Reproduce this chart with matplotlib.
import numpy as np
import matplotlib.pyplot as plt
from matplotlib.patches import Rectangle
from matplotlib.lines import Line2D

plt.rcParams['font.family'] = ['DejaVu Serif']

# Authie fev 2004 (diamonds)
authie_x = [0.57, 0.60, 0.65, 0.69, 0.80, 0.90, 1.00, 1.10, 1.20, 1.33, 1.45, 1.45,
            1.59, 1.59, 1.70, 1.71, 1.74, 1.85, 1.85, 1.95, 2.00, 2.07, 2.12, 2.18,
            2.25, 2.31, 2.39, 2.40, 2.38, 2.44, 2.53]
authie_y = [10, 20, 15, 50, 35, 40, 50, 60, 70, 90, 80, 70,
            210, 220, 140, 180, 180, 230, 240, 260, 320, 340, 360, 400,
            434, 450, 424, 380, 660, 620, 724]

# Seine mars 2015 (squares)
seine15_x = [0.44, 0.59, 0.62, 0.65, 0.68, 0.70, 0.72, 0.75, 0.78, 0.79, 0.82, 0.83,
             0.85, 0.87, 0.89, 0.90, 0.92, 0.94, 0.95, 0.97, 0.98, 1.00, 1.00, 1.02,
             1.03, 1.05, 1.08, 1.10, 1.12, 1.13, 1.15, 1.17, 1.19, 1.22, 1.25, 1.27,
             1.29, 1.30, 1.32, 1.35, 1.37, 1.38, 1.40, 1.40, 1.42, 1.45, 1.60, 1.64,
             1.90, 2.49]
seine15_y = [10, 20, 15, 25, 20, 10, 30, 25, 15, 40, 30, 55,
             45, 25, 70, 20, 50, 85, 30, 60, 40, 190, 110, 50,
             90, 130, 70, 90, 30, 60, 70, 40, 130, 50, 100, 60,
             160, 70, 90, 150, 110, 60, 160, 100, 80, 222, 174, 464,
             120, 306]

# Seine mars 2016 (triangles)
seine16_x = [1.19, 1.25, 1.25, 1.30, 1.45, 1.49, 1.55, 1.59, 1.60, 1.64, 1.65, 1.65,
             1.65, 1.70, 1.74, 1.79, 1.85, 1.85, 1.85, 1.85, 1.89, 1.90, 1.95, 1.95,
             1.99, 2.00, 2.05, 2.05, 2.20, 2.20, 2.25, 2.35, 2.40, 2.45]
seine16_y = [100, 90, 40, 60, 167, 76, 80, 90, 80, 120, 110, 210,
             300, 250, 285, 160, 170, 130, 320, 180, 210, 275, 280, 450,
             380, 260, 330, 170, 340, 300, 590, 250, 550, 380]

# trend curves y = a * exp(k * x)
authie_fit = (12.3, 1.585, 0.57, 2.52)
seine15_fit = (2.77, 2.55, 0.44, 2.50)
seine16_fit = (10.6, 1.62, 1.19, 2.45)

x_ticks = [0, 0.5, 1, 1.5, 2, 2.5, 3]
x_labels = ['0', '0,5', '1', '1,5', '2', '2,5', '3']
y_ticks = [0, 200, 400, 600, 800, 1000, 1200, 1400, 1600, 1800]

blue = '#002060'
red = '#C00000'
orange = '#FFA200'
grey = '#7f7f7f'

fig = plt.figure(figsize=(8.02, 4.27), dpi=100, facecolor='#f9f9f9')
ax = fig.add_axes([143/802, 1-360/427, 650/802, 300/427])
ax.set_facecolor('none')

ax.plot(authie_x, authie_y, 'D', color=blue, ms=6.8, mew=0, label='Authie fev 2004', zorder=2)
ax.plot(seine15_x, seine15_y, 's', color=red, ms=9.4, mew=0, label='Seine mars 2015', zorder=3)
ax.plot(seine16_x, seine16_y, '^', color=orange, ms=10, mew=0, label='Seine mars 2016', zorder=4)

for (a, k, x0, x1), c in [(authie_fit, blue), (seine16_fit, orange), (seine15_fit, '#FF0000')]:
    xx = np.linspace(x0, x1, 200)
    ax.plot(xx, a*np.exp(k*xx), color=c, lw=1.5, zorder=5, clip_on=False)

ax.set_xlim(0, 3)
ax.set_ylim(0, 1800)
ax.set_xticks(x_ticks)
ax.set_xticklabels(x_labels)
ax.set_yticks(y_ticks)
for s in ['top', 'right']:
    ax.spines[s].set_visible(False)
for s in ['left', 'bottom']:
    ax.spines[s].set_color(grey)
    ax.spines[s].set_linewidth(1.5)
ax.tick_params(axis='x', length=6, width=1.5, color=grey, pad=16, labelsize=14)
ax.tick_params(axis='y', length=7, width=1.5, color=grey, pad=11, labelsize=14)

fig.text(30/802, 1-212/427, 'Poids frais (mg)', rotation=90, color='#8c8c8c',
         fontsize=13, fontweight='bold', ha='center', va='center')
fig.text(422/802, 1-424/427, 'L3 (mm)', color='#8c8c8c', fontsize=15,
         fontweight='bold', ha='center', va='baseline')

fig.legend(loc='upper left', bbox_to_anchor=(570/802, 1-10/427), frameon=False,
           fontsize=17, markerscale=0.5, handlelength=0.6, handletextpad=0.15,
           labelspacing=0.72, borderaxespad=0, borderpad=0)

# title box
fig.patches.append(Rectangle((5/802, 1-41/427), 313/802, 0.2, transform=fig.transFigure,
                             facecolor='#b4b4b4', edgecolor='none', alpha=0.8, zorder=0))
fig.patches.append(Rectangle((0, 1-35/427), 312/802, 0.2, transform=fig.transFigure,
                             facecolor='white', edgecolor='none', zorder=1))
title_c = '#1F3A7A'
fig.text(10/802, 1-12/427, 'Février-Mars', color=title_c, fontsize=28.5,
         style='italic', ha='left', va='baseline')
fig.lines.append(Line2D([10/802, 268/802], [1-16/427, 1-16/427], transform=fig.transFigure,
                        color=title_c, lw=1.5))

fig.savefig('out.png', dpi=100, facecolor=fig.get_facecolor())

::::::

DIRECTIONS — Give the data again, exactly as it stands.

EXERCISE RESULT —
Reproduce this chart with matplotlib.
import numpy as np
import matplotlib.pyplot as plt
from matplotlib.patches import Rectangle
from matplotlib.lines import Line2D

plt.rcParams['font.family'] = ['DejaVu Serif']

# Authie fev 2004 (diamonds)
authie_x = [0.57, 0.60, 0.65, 0.69, 0.80, 0.90, 1.00, 1.10, 1.20, 1.33, 1.45, 1.45,
            1.59, 1.59, 1.70, 1.71, 1.74, 1.85, 1.85, 1.95, 2.00, 2.07, 2.12, 2.18,
            2.25, 2.31, 2.39, 2.40, 2.38, 2.44, 2.53]
authie_y = [10, 20, 15, 50, 35, 40, 50, 60, 70, 90, 80, 70,
            210, 220, 140, 180, 180, 230, 240, 260, 320, 340, 360, 400,
            434, 450, 424, 380, 660, 620, 724]

# Seine mars 2015 (squares)
seine15_x = [0.44, 0.59, 0.62, 0.65, 0.68, 0.70, 0.72, 0.75, 0.78, 0.79, 0.82, 0.83,
             0.85, 0.87, 0.89, 0.90, 0.92, 0.94, 0.95, 0.97, 0.98, 1.00, 1.00, 1.02,
             1.03, 1.05, 1.08, 1.10, 1.12, 1.13, 1.15, 1.17, 1.19, 1.22, 1.25, 1.27,
             1.29, 1.30, 1.32, 1.35, 1.37, 1.38, 1.40, 1.40, 1.42, 1.45, 1.60, 1.64,
             1.90, 2.49]
seine15_y = [10, 20, 15, 25, 20, 10, 30, 25, 15, 40, 30, 55,
             45, 25, 70, 20, 50, 85, 30, 60, 40, 190, 110, 50,
             90, 130, 70, 90, 30, 60, 70, 40, 130, 50, 100, 60,
             160, 70, 90, 150, 110, 60, 160, 100, 80, 222, 174, 464,
             120, 306]

# Seine mars 2016 (triangles)
seine16_x = [1.19, 1.25, 1.25, 1.30, 1.45, 1.49, 1.55, 1.59, 1.60, 1.64, 1.65, 1.65,
             1.65, 1.70, 1.74, 1.79, 1.85, 1.85, 1.85, 1.85, 1.89, 1.90, 1.95, 1.95,
             1.99, 2.00, 2.05, 2.05, 2.20, 2.20, 2.25, 2.35, 2.40, 2.45]
seine16_y = [100, 90, 40, 60, 167, 76, 80, 90, 80, 120, 110, 210,
             300, 250, 285, 160, 170, 130, 320, 180, 210, 275, 280, 450,
             380, 260, 330, 170, 340, 300, 590, 250, 550, 380]

# trend curves y = a * exp(k * x)
authie_fit = (12.3, 1.585, 0.57, 2.52)
seine15_fit = (2.77, 2.55, 0.44, 2.50)
seine16_fit = (10.6, 1.62, 1.19, 2.45)

x_ticks = [0, 0.5, 1, 1.5, 2, 2.5, 3]
x_labels = ['0', '0,5', '1', '1,5', '2', '2,5', '3']
y_ticks = [0, 200, 400, 600, 800, 1000, 1200, 1400, 1600, 1800]

blue = '#002060'
red = '#C00000'
orange = '#FFA200'
grey = '#7f7f7f'

fig = plt.figure(figsize=(8.02, 4.27), dpi=100, facecolor='#f9f9f9')
ax = fig.add_axes([143/802, 1-360/427, 650/802, 300/427])
ax.set_facecolor('none')

ax.plot(authie_x, authie_y, 'D', color=blue, ms=6.8, mew=0, label='Authie fev 2004', zorder=2)
ax.plot(seine15_x, seine15_y, 's', color=red, ms=9.4, mew=0, label='Seine mars 2015', zorder=3)
ax.plot(seine16_x, seine16_y, '^', color=orange, ms=10, mew=0, label='Seine mars 2016', zorder=4)

for (a, k, x0, x1), c in [(authie_fit, blue), (seine16_fit, orange), (seine15_fit, '#FF0000')]:
    xx = np.linspace(x0, x1, 200)
    ax.plot(xx, a*np.exp(k*xx), color=c, lw=1.5, zorder=5, clip_on=False)

ax.set_xlim(0, 3)
ax.set_ylim(0, 1800)
ax.set_xticks(x_ticks)
ax.set_xticklabels(x_labels)
ax.set_yticks(y_ticks)
for s in ['top', 'right']:
    ax.spines[s].set_visible(False)
for s in ['left', 'bottom']:
    ax.spines[s].set_color(grey)
    ax.spines[s].set_linewidth(1.5)
ax.tick_params(axis='x', length=6, width=1.5, color=grey, pad=16, labelsize=14)
ax.tick_params(axis='y', length=7, width=1.5, color=grey, pad=11, labelsize=14)

fig.text(30/802, 1-212/427, 'Poids frais (mg)', rotation=90, color='#8c8c8c',
         fontsize=13, fontweight='bold', ha='center', va='center')
fig.text(422/802, 1-424/427, 'L3 (mm)', color='#8c8c8c', fontsize=15,
         fontweight='bold', ha='center', va='baseline')

fig.legend(loc='upper left', bbox_to_anchor=(570/802, 1-10/427), frameon=False,
           fontsize=17, markerscale=0.5, handlelength=0.6, handletextpad=0.15,
           labelspacing=0.72, borderaxespad=0, borderpad=0)

# title box
fig.patches.append(Rectangle((5/802, 1-41/427), 313/802, 0.2, transform=fig.transFigure,
                             facecolor='#b4b4b4', edgecolor='none', alpha=0.8, zorder=0))
fig.patches.append(Rectangle((0, 1-35/427), 312/802, 0.2, transform=fig.transFigure,
                             facecolor='white', edgecolor='none', zorder=1))
title_c = '#1F3A7A'
fig.text(10/802, 1-12/427, 'Février-Mars', color=title_c, fontsize=28.5,
         style='italic', ha='left', va='baseline')
fig.lines.append(Line2D([10/802, 268/802], [1-16/427, 1-16/427], transform=fig.transFigure,
                        color=title_c, lw=1.5))

fig.savefig('out.png', dpi=100, facecolor=fig.get_facecolor())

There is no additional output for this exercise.